My photographs are about love, about the harmony between the body and nature. It is my way to get to know myself and the world around me — I don’t take drugs, I take photos instead.
For as long as I remember, I have been interested in how people are influenced by their animal instincts. When I take photographs of naked people, I am diving into the stream of sexual energy — only when you are inside it, you can discover what sex itself and sex ( or erotics) in visual art really means for you.

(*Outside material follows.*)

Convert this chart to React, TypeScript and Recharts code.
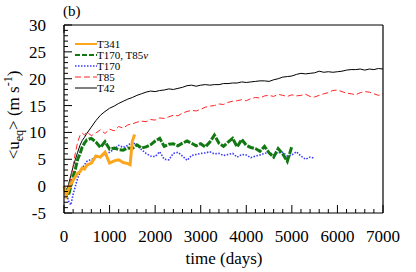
import React from "react";
import { LineChart, Line, XAxis, YAxis, Customized } from "recharts";

// time axis (days); finer sampling early on where the spin-up is fast
const days = [
  0, 50, 100, 150, 200, 250, 300, 350, 400, 450, 500,
  600, 700, 800, 900, 1000, 1100, 1200, 1300, 1400, 1450, 1500, 1550,
  1600, 1700, 1800, 1900, 2000, 2100, 2200, 2300, 2400, 2500,
  2600, 2700, 2800, 2900, 3000, 3100, 3200, 3300, 3400, 3500,
  3600, 3700, 3800, 3900, 4000, 4100, 4200, 4300, 4400, 4500,
  4600, 4700, 4800, 4900, 5000, 5100, 5200, 5300, 5400, 5500,
  5600, 5700, 5800, 5900, 6000, 6100, 6200, 6300, 6400, 6500,
  6600, 6700, 6800, 6900, 7000
];

const t341 = [
  0.0, -1.7, -0.6, 0.4, 1.1, 1.8, 2.4, 2.7, 3.4, 3.2, 3.9,
  4.3, 5.6, 5.4, 6.3, 4.3, 4.7, 4.9, 4.4, 4.2, 4.0, 8.4, 9.6
];

const t170nu = [
  null, -0.4, -1.7, 0.0, 1.8, 3.2, 5.0, 6.0, 7.3, 8.0, 8.6,
  8.9, 8.2, 7.2, 8.3, 6.9, 7.1, 6.8, 6.7, 7.1, null, 7.0, null,
  7.7, 7.1, 7.3, 7.7, 8.4, 8.9, 7.4, 7.8, 7.9, 7.5,
  8.0, 8.4, 8.0, 7.5, 7.9, 7.3, 8.2, 9.5, 8.0, 7.4,
  8.2, 8.9, 7.3, 8.7, 7.6, 7.2, 7.0, 6.5, 7.4, 6.2,
  5.4, 7.0, 6.0, 4.6, 7.4
];

const t170 = [
  null, -1.1, -2.8, -3.5, -1.5, 0.0, 1.5, 2.5, 3.4, 4.0, 4.6,
  5.0, 5.3, 5.6, 5.9, 6.3, 6.9, 7.6, 7.2, 7.6, null, 8.2, null,
  7.6, 6.8, 6.1, 5.6, 5.5, 6.4, 5.0, 4.9, 6.1, 6.3,
  5.6, 4.8, 5.7, 5.9, 6.1, 6.2, 6.4, 6.0, 6.1, 5.7,
  5.9, 6.1, 5.4, 5.9, 5.8, 5.3, 5.6, 5.8, 6.1, 6.3,
  5.8, 6.2, 6.3, 5.6, 5.8, 6.4, 5.6, 5.0, 5.4, 5.2
];

const t85 = [
  0.0, -0.5, -0.3, 1.5, 3.8, 6.2, 8.2, 9.4, 9.9, 9.5, 10.1,
  9.4, 9.9, 10.5, 9.8, 10.6, 10.3, 11.1, 10.8, 11.4, null, 11.6, null,
  11.9, 12.1, 12.0, 12.4, 12.3, 12.7, 12.6, 12.9, 13.2, 13.1,
  13.6, 13.9, 14.1, 14.0, 14.3, 14.7, 14.9, 15.0, 15.3, 15.2,
  15.6, 15.8, 15.9, 16.1, 15.9, 16.3, 16.5, 16.4, 16.8, 16.9,
  16.7, 17.1, 16.9, 16.7, 17.0, 16.8, 16.9, 17.1, 16.7, 16.6,
  16.9, 17.2, 17.4, 17.8, 17.9, 17.6, 17.3, 17.2, 17.0, 17.4,
  17.6, 17.5, 17.2, 16.9, 17.2
];

const t42 = [
  0.0, -0.8, 0.3, 2.0, 3.6, 5.0, 6.3, 7.6, 8.5, 9.1, 9.8,
  11.0, 12.2, 13.2, 13.9, 14.5, 14.9, 15.4, 15.8, 16.2, null, 16.5, null,
  16.9, 17.2, 17.5, 17.7, 17.6, 17.8, 17.9, 18.1, 18.0, 18.2,
  18.4, 18.7, 18.8, 18.6, 18.8, 18.9, 18.8, 18.9, 18.9, 19.1,
  19.1, 19.2, 19.2, 19.4, 19.3, 19.4, 19.5, 19.6, 19.6, 19.5,
  19.8, 20.0, 20.3, 20.4, 20.5, 20.8, 21.0, 20.9, 21.0, 21.1,
  21.4, 21.2, 21.3, 21.2, 21.3, 21.4, 21.6, 21.7, 21.7, 21.8,
  21.6, 21.8, 21.7, 21.9, 21.8
];

const xMajor = [0, 1000, 2000, 3000, 4000, 5000, 6000, 7000];
const yMajor = [-5, 0, 5, 10, 15, 20, 25, 30];

const series = [
  { key: "t341", name: "T341", color: "#fba61c", width: 3, dash: undefined, legendDash: undefined },
  { key: "t170nu", name: "T170, T85", nu: true, color: "#127812", width: 3, dash: "7 1.5", legendDash: "5 2" },
  { key: "t170", name: "T170", color: "#3a3aff", width: 1.6, dash: "1.5 1.5", legendDash: "1.5 1.5" },
  { key: "t85", name: "T85", color: "#ff2626", width: 1, dash: "6 3", legendDash: "6 3" },
  { key: "t42", name: "T42", color: "#000000", width: 1, dash: undefined, legendDash: undefined }
];

const data = days.map((d, i) => ({
  day: d,
  t341: t341[i] ?? null,
  t170nu: t170nu[i] ?? null,
  t170: t170[i] ?? null,
  t85: t85[i] ?? null,
  t42: t42[i] ?? null
}));

const xTicks = xMajor.flatMap((v) => (v < 7000 ? [v, v + 200, v + 400, v + 600, v + 800] : [v]));
const yTicks = yMajor.flatMap((v) => (v < 30 ? [v, v + 1, v + 2, v + 3, v + 4] : [v]));

const serif = { fontFamily: "'Liberation Serif', 'DejaVu Serif', serif" };

const XTick = ({ x, y, payload, top }: any) => {
  const major = payload.value % 1000 === 0;
  const len = major ? 8 : 4;
  return (
    <g>
      <line x1={x} x2={x} y1={y} y2={top ? y + len : y - len} stroke="#000" strokeWidth={1} />
      {major && !top && (
        <text x={x} y={y + 29} textAnchor="middle" fontSize={17} style={serif} fill="#000">
          {payload.value}
        </text>
      )}
    </g>
  );
};

const YTick = ({ x, y, payload, right }: any) => {
  const major = payload.value % 5 === 0;
  const len = major ? 8 : 4;
  return (
    <g>
      <line x1={x} x2={right ? x - len : x + len} y1={y} y2={y} stroke="#000" strokeWidth={1} />
      {major && !right && (
        <text x={x - 18} y={y + 6} textAnchor="end" fontSize={17} style={serif} fill="#000">
          {payload.value}
        </text>
      )}
    </g>
  );
};

const YTitle = () => (
  <text
    x={19}
    y={115}
    transform="rotate(-90, 19, 115)"
    textAnchor="middle"
    fontSize={17}
    style={serif}
    fill="#000"
  >
    {"<u"}
    <tspan fontSize={12} dy={4}>eq</tspan>
    <tspan dy={-4}>{"> (m s"}</tspan>
    <tspan fontSize={12} dy={-7}>-1</tspan>
    <tspan dy={7}>)</tspan>
  </text>
);

const Labels = () => (
  <g>
    <text x={63} y={16} fontSize={15} style={serif} fill="#000">(b)</text>
    <text x={224} y={264} textAnchor="middle" fontSize={17} style={serif} fill="#000">
      time (days)
    </text>
  </g>
);

const LegendBox = () => (
  <g transform="translate(75, 44)">
    {series.map((s, i) => {
      const y = i * 11;
      return (
        <g key={s.key}>
          <line x1={0} x2={22} y1={y} y2={y} stroke={s.color} strokeWidth={s.width === 1 ? 1 : Math.min(s.width, 2)} strokeDasharray={s.legendDash} />
          <text x={22} y={y + 4} fontSize={11} style={serif} fill="#000">
            {s.name}
            {s.nu && <tspan fontStyle="italic">ν</tspan>}
          </text>
        </g>
      );
    })}
  </g>
);

export default function App() {
  return (
    <div style={{ position: "absolute", left: 0, top: 0 }}>
      <LineChart width={416} height={272} data={data} margin={{ top: 0, right: 0, bottom: 0, left: 0 }}>
        <XAxis
          dataKey="day"
          type="number"
          domain={[0, 7000]}
          ticks={xTicks}
          interval={0}
          height={59}
          tickSize={0}
          tickMargin={0}
          tick={<XTick />}
          axisLine={{ stroke: "#000", strokeWidth: 1.2 }}
        />
        <XAxis
          xAxisId="top"
          orientation="top"
          type="number"
          domain={[0, 7000]}
          ticks={xTicks}
          interval={0}
          height={25}
          tickSize={0}
          tickMargin={0}
          tick={<XTick top />}
          axisLine={{ stroke: "#000", strokeWidth: 1.2 }}
        />
        <YAxis
          type="number"
          domain={[-5, 30]}
          ticks={yTicks}
          interval={0}
          width={64}
          tickSize={0}
          tickMargin={0}
          tick={<YTick />}
          axisLine={{ stroke: "#000", strokeWidth: 1.2 }}
        />
        <YAxis
          yAxisId="right"
          orientation="right"
          type="number"
          domain={[-5, 30]}
          ticks={yTicks}
          interval={0}
          width={33}
          tickSize={0}
          tickMargin={0}
          tick={<YTick right />}
          axisLine={{ stroke: "#000", strokeWidth: 1.2 }}
        />
        {[...series].reverse().map((s) => (
          <Line
            key={s.key}
            dataKey={s.key}
            stroke={s.color}
            strokeWidth={s.width}
            strokeDasharray={s.dash}
            dot={false}
            connectNulls
            isAnimationActive={false}
          />
        ))}
        <Customized component={<LegendBox />} />
        <Customized component={<YTitle />} />
        <Customized component={<Labels />} />
      </LineChart>
    </div>
  );
}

Why is it so easy for people to undress in front of me, why are they honest and trusting? Because I return it to them. I often model myself (with or without clothes), and when a person orders a photo shoot from me, they see that I have experience being on the other side of the camera as well, and they find it easier to open up in front of me rather than in front of a photographer who operates with phrases such as: “Well, now that we’re done with shooting your face, it is time for the panties to come off.” Sometimes, I photograph naked — it makes it easier for the model. After the shoot, we might forget to get dressed and smoke while having nothing on.
I have never photographed boys or girls who were professional models. Of course, I would want to do it at some point, but so far I am working with live bodies, not spoilt by taking posing classes. I teach a posing class myself during each of the shoots. The girls who come to me for the second, fourth, seventh time get better and better at feeling their bodies, the aesthetics of their faces and emotions. And still, unlike the models, they don’t get into the ‘strike a pose’ mode in front of the camera. And it’s wonderful!

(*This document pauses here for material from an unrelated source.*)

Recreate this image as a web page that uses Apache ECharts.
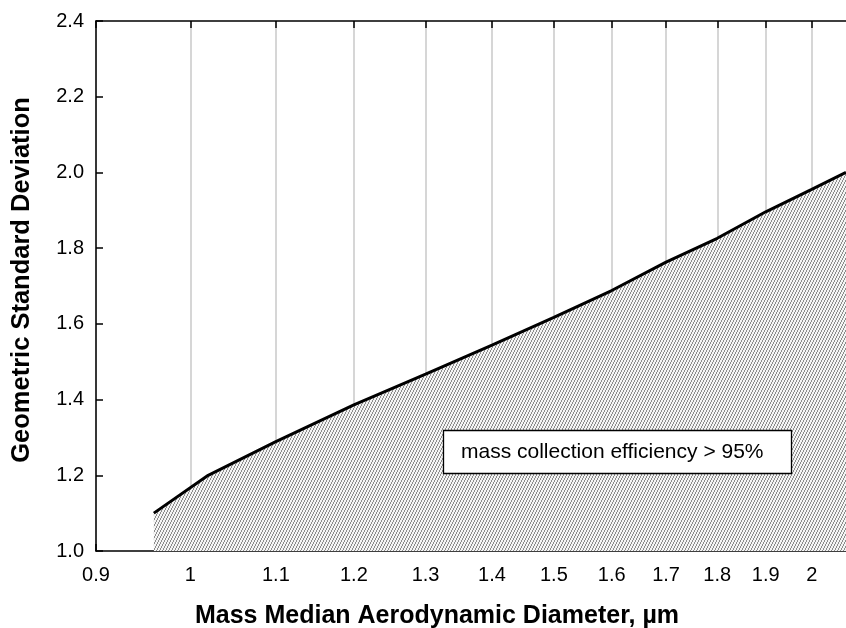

My series are usually about meaning, not about aesthetics. Lately, I have been more and more interested with the interaction between a photographer and a model. My arms are often visible in the frame, I sometimes put my legs on the shoulders of a model.
I don’t feel any particular influence of post-Soviet aesthetics on me. Although, there is something poignant about post-Soviet eroticism. Erotics in the USSR was the most honest: instead of a naked inflated Playboy chick — somebody’s wife, sister, daughter, who awkwardly spreads her legs on a narrow bed. Isn’t it great? And now we have a stream of look-alike women, boobs, open mouths. At the same time, it is not easy to talk a regular person into posing naked. That is what the post-Soviet space is like — you see rubber women naked more often than people with regular bodies. I am glad that there is no queue to me made of perverted freaks, like to Nobuyoshi Araki or Ren Hang. This would have been too easy — just shooting them.

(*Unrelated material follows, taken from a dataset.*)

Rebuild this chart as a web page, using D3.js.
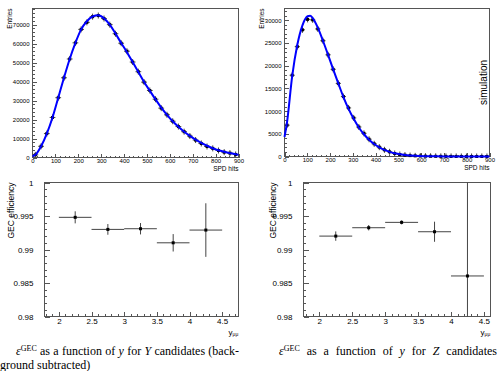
<!DOCTYPE html>

<head>
    <title>GEC efficiency</title>
    <meta charset="utf-8" />
</head>

<style>
    body {
        margin: 0;
        background: #ffffff;
    }

    .frame {
        fill: none;
        stroke: #555555;
        stroke-width: 1px;
        shape-rendering: crispEdges;
    }

    .axis path {
        display: none;
    }

    .axis line {
        stroke: #555555;
        stroke-width: 1px;
        shape-rendering: crispEdges;
    }

    .axis text,
    .label {
        font-family: "Liberation Sans", Arial, sans-serif;
        fill: #000000;
    }

    .fit {
        fill: none;
        stroke: #0000ff;
        stroke-width: 2px;
    }

    .err {
        stroke: #444444;
        stroke-width: 1px;
    }
</style>

<body>
    <svg id="chart" width="497" height="371"></svg>

    <script src="https://d3js.org/d3.v7.min.js"></script>

    <script>
        // ---- data: SPD hits, data (left)
        var spdCentersL = [12.5, 37.5, 62.5, 87.5, 112.5, 137.5, 162.5, 187.5, 212.5, 237.5, 262.5, 287.5,
            312.5, 337.5, 362.5, 387.5, 412.5, 437.5, 462.5, 487.5, 512.5, 537.5, 562.5, 587.5,
            612.5, 637.5, 662.5, 687.5, 712.5, 737.5, 762.5, 787.5, 812.5, 837.5, 862.5, 887.5];
        var spdWidthL = 25;
        var entriesL = [1400, 5900, 12600, 21100, 31500, 42000, 51900, 60400, 67500, 71200, 74200, 74800,
            73200, 70000, 65200, 60200, 56000, 50300, 45200, 39700, 35300, 30700, 26000, 22500,
            19100, 16300, 13600, 11300, 9200, 7400, 5800, 4800, 3700, 2800, 2300, 1600];
        var fitXL = [0, 12.5, 37.5, 62.5, 87.5, 112.5, 137.5, 162.5, 187.5, 212.5, 237.5, 262.5, 287.5,
            312.5, 337.5, 362.5, 387.5, 412.5, 437.5, 462.5, 487.5, 512.5, 537.5, 562.5, 587.5,
            612.5, 637.5, 662.5, 687.5, 712.5, 737.5, 762.5, 787.5, 812.5, 837.5, 862.5, 887.5, 900];
        var fitYL = [700, 1400, 5900, 12600, 21100, 31500, 42000, 51900, 60400, 67500, 71800, 74300, 74900,
            73300, 70000, 65300, 60300, 55500, 50300, 45000, 39800, 35200, 30600, 26300, 22500,
            19100, 16200, 13600, 11400, 9400, 7700, 6200, 4900, 3800, 3000, 2300, 1700, 1500];

        // ---- data: SPD hits, simulation (right)
        var spdCentersR = [11.25, 33.75, 56.25, 78.75, 101.25, 123.75, 146.25, 168.75, 191.25, 213.75,
            236.25, 258.75, 281.25, 303.75, 326.25, 348.75, 371.25, 393.75, 416.25, 438.75,
            461.25, 483.75, 506.25, 528.75, 551.25, 573.75, 596.25, 618.75, 641.25, 663.75,
            686.25, 708.75, 731.25, 753.75, 776.25, 798.75, 821.25, 843.75, 866.25, 888.75];
        var spdWidthR = 22.5;
        var entriesR = [6900, 17900, 24200, 27900, 30200, 30100, 28100, 25500, 22400, 19200,
            16100, 13200, 10700, 8500, 6500, 5100, 3800, 2800, 2060, 1470,
            1030, 660, 440, 300, 200, 140, 100, 70, 50, 35,
            25, 18, 12, 8, 6, 4, 3, 2, 1, 1];
        var fitXR = [0, 11.25, 33.75, 56.25, 78.75, 101.25, 112.5, 123.75, 146.25, 168.75, 191.25, 213.75,
            236.25, 258.75, 281.25, 303.75, 326.25, 348.75, 371.25, 393.75, 416.25, 438.75, 461.25,
            483.75, 528.75, 573.75, 618.75, 663.75, 708.75, 753.75, 798.75, 843.75, 900];
        var fitYR = [4300, 7600, 17700, 24600, 28900, 30900, 31000, 30500, 28400, 25500, 22400, 19200,
            16100, 13100, 10500, 8300, 6400, 4900, 3700, 2750, 2000, 1450, 1020,
            700, 330, 150, 70, 30, 14, 6, 3, 1, 0];

        var spdTicks = [0, 100, 200, 300, 400, 500, 600, 700, 800, 900];
        var entriesTicksL = [0, 10000, 20000, 30000, 40000, 50000, 60000, 70000];
        var entriesTicksR = [0, 5000, 10000, 15000, 20000, 25000, 30000];

        // ---- data: GEC efficiency vs rapidity
        var yLow = [2.0, 2.5, 3.0, 3.5, 4.0];
        var yHigh = [2.5, 3.0, 3.5, 4.0, 4.5];
        var yCenter = [2.25, 2.75, 3.25, 3.75, 4.25];
        var effUpsilon = [0.9948, 0.9930, 0.9931, 0.9910, 0.9929];
        var errUpsilon = [0.0009, 0.0008, 0.00085, 0.0013, 0.0040];
        var effZ = [0.9920, 0.99325, 0.99405, 0.99265, 0.98605];
        var errZ = [0.0007, 0.0004, 0.0003, 0.0015, 0.0200];

        var rapTicks = [2, 2.5, 3, 3.5, 4, 4.5];
        var effTicks = [0.98, 0.985, 0.99, 0.995, 1];

        var svg = d3.select("#chart");

        // frame + ticks (ROOT style, ticks inside the box)
        function drawAxes(g, x, y, w, h, o) {
            g.append("g")
                .attr("class", "axis")
                .attr("transform", "translate(0," + h + ")")
                .call(d3.axisBottom(x).tickValues(o.xMinor).tickSize(-o.minor).tickFormat(""));
            g.append("g")
                .attr("class", "axis")
                .attr("transform", "translate(0," + h + ")")
                .call(d3.axisBottom(x).tickValues(o.xTicks).tickSize(-o.major).tickPadding(o.xPad).tickFormat(o.xFormat))
                .selectAll("text").attr("font-size", o.font + "px");
            g.append("g")
                .attr("class", "axis")
                .call(d3.axisLeft(y).tickValues(o.yMinor).tickSize(-o.minor).tickFormat(""));
            g.append("g")
                .attr("class", "axis")
                .call(d3.axisLeft(y).tickValues(o.yTicks).tickSize(-o.major).tickPadding(o.yPad).tickFormat(o.yFormat))
                .selectAll("text").attr("font-size", o.font + "px");
            g.append("rect")
                .attr("class", "frame")
                .attr("width", w)
                .attr("height", h);
        }

        // histogram with fit
        function histPanel(left, top, w, h, ymax, centers, binW, vals, fx, fy, yTicks, yMinorStep) {
            var g = svg.append("g").attr("transform", "translate(" + left + "," + top + ")");
            var x = d3.scaleLinear().domain([0, 900]).range([0, w]);
            var y = d3.scaleLinear().domain([0, ymax]).range([h, 0]);

            drawAxes(g, x, y, w, h, {
                xTicks: spdTicks,
                xMinor: d3.range(0, 901, 20),
                yTicks: yTicks,
                yMinor: d3.range(0, ymax, yMinorStep),
                major: 4,
                minor: 2,
                font: 6,
                xPad: 1,
                yPad: 3,
                xFormat: function(d) { return d; },
                yFormat: function(d) { return d; }
            });

            var pts = g.append("g");
            pts.selectAll(".hbar")
                .data(vals)
                .enter().append("line")
                .attr("class", "err")
                .attr("x1", function(d, i) { return x(centers[i] - binW / 2); })
                .attr("x2", function(d, i) { return x(centers[i] + binW / 2); })
                .attr("y1", function(d) { return y(d); })
                .attr("y2", function(d) { return y(d); });
            pts.selectAll(".vbar")
                .data(vals)
                .enter().append("line")
                .attr("class", "err")
                .attr("x1", function(d, i) { return x(centers[i]); })
                .attr("x2", function(d, i) { return x(centers[i]); })
                .attr("y1", function(d) { return y(d) - 3; })
                .attr("y2", function(d) { return Math.min(h, y(d) + 3); });
            pts.selectAll(".dot")
                .data(vals)
                .enter().append("rect")
                .attr("x", function(d, i) { return x(centers[i]) - 1.5; })
                .attr("y", function(d) { return y(d) - 1.5; })
                .attr("width", 3)
                .attr("height", 3)
                .attr("fill", "#000000");

            var line = d3.line()
                .curve(d3.curveMonotoneX)
                .x(function(d, i) { return x(fx[i]); })
                .y(function(d) { return y(d); });
            g.append("path")
                .datum(fy)
                .attr("class", "fit")
                .attr("d", line);

            g.append("text")
                .attr("class", "label")
                .attr("x", w)
                .attr("y", h + 13)
                .attr("text-anchor", "end")
                .attr("font-size", "6.5px")
                .text("SPD hits");
            g.append("text")
                .attr("class", "label")
                .attr("transform", "translate(" + (-21) + ",0) rotate(-90)")
                .attr("text-anchor", "end")
                .attr("font-size", "6.5px")
                .text("Entries");
            return g;
        }

        // efficiency vs y
        function effPanel(left, top, w, h, xdom, eff, err, titleX) {
            var g = svg.append("g").attr("transform", "translate(" + left + "," + top + ")");
            var x = d3.scaleLinear().domain(xdom).range([0, w]);
            var y = d3.scaleLinear().domain([0.98, 1]).range([h, 0]);

            drawAxes(g, x, y, w, h, {
                xTicks: rapTicks,
                xMinor: d3.range(1.8, xdom[1], 0.1),
                yTicks: effTicks,
                yMinor: d3.range(0.98, 1.0001, 0.001),
                major: 5,
                minor: 2.5,
                font: 8,
                xPad: 1.5,
                yPad: 11,
                xFormat: function(d) { return d; },
                yFormat: function(d) { return +d.toFixed(3); }
            });

            var marks = g.append("g");
            marks.selectAll(".hbar")
                .data(eff)
                .enter().append("line")
                .attr("class", "err")
                .attr("x1", function(d, i) { return x(yLow[i]); })
                .attr("x2", function(d, i) { return x(yHigh[i]); })
                .attr("y1", function(d) { return y(d); })
                .attr("y2", function(d) { return y(d); });
            marks.selectAll(".vbar")
                .data(eff)
                .enter().append("line")
                .attr("class", "err")
                .attr("x1", function(d, i) { return x(yCenter[i]); })
                .attr("x2", function(d, i) { return x(yCenter[i]); })
                .attr("y1", function(d, i) { return Math.max(0, y(d + err[i])); })
                .attr("y2", function(d, i) { return Math.min(h, y(d - err[i])); });
            marks.selectAll(".dot")
                .data(eff)
                .enter().append("rect")
                .attr("x", function(d, i) { return x(yCenter[i]) - 1.5; })
                .attr("y", function(d) { return y(d) - 1.5; })
                .attr("width", 3)
                .attr("height", 3)
                .attr("fill", "#000000");

            g.append("text")
                .attr("class", "label")
                .attr("transform", "translate(" + titleX + ",0) rotate(-90)")
                .attr("text-anchor", "end")
                .attr("font-size", "8.5px")
                .text("GEC efficiency");

            var t = g.append("text")
                .attr("class", "label")
                .attr("x", w - 10)
                .attr("y", h + 18)
                .attr("font-size", "8px");
            t.append("tspan").text("y");
            t.append("tspan").attr("font-size", "5px").attr("dy", "1.5").text("μμ");
            return g;
        }

        histPanel(32.5, 8.5, 206, 149, 78500, spdCentersL, spdWidthL, entriesL, fitXL, fitYL, entriesTicksL, 2000);
        var gr = histPanel(284.5, 8.5, 205, 148, 32600, spdCentersR, spdWidthR, entriesR, fitXR, fitYR, entriesTicksR, 1000);
        gr.append("text")
            .attr("class", "label")
            .attr("transform", "translate(202,74) rotate(-90)")
            .attr("text-anchor", "middle")
            .attr("font-size", "10px")
            .text("simulation");

        effPanel(44.5, 182.5, 194, 134, [1.78, 4.75], effUpsilon, errUpsilon, -31);
        effPanel(303.5, 182.5, 187, 134, [1.76, 4.6], effZ, errZ, -28);

        // captions (LaTeX style, serif, justified through word spacing)
        var serif = "'Liberation Serif', 'DejaVu Serif', 'Times New Roman', serif";

        function caption(x, y, part, tail, width) {
            var t = svg.append("text")
                .attr("x", x)
                .attr("y", y)
                .style("font-family", serif)
                .style("font-size", "12px")
                .attr("fill", "#000000");
            t.append("tspan").style("font-style", "italic").text("ε");
            t.append("tspan").style("font-size", "8px").attr("dy", "-4.5").text("GEC");
            t.append("tspan").attr("dy", "4.5").text(" as a function of ");
            t.append("tspan").style("font-style", "italic").text("y");
            t.append("tspan").text(" for ");
            t.append("tspan").style("font-style", "italic").text(part);
            t.append("tspan").text(tail);
            var spaces = t.text().split(" ").length - 1;
            var natural = t.node().getComputedTextLength();
            t.style("word-spacing", ((width - natural) / spaces) + "px");
        }
        caption(16, 355, "Υ", " candidates (back-", 223);
        svg.append("text")
            .attr("x", 0)
            .attr("y", 369)
            .style("font-family", serif)
            .style("font-size", "12px")
            .attr("fill", "#000000")
            .text("ground subtracted)");
        caption(279, 355, "Z", " candidates", 218);
    </script>
</body>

A flower in the ass? Glitter on pussy? I am up for it.
I do prefer having long conversations with the girl whose vagina I’ll glitter one day. The raciest photographs are usually made with the closest people. Or with the freaks I just met, I do meet them sometimes after all.
I can only listen to pop music when I edit my photographs: Britney Spears, Timberlake, Linda. There is nothing I can do about it, I just can’t work to the sound of Morphine or Moby.
I have many ethical limitations — both in my life and in my photography. This impacts both my themes (I don’t take photographs of funnily dressed homeless people — it’s not f*cking funny) and the shoots (if the shoot is in nature, we can’t break branches, even if they hinder the composition, pick flowers etc.). I try not to offend the feelings of black people, people with disabilities, or believers. And the feminists have long been angry with me: they claim I objectify female bodies.
A self-portrait series carries the meaning that I am not ready to word, but I am ready to visualize. That’s why such a series does not have a spelt out concept, but I always leave hints in the titles. I started taking pictures of myself a long time ago — those were not mindless ‘selfies’, although I do that shit a lot, too. My self-portraits are rather a form of self-analysis, self-flagellation, self-improvement, and self-destruction.
I am cautious to shoot in the street, I draw attention to myself even without it — and I am afraid that people will not trust me this way. What to do, girls with multicolored hair do usually take photographs in trash style. And yes, every time I uncover my camera in a public place, I say goodbye to it in advance (although I know where to hit the attacker).
This year was the best in my photographic career. I can finally say that I do photography for a living. I am working on the first project that is selling Ukrainian original photography, 5.6store.com.ua, I am also studying at the photo schools of Viktor Marushchenko and Bird In Flight. This year I am, as usual, a sad girl, but at the same time I am a confident photographer.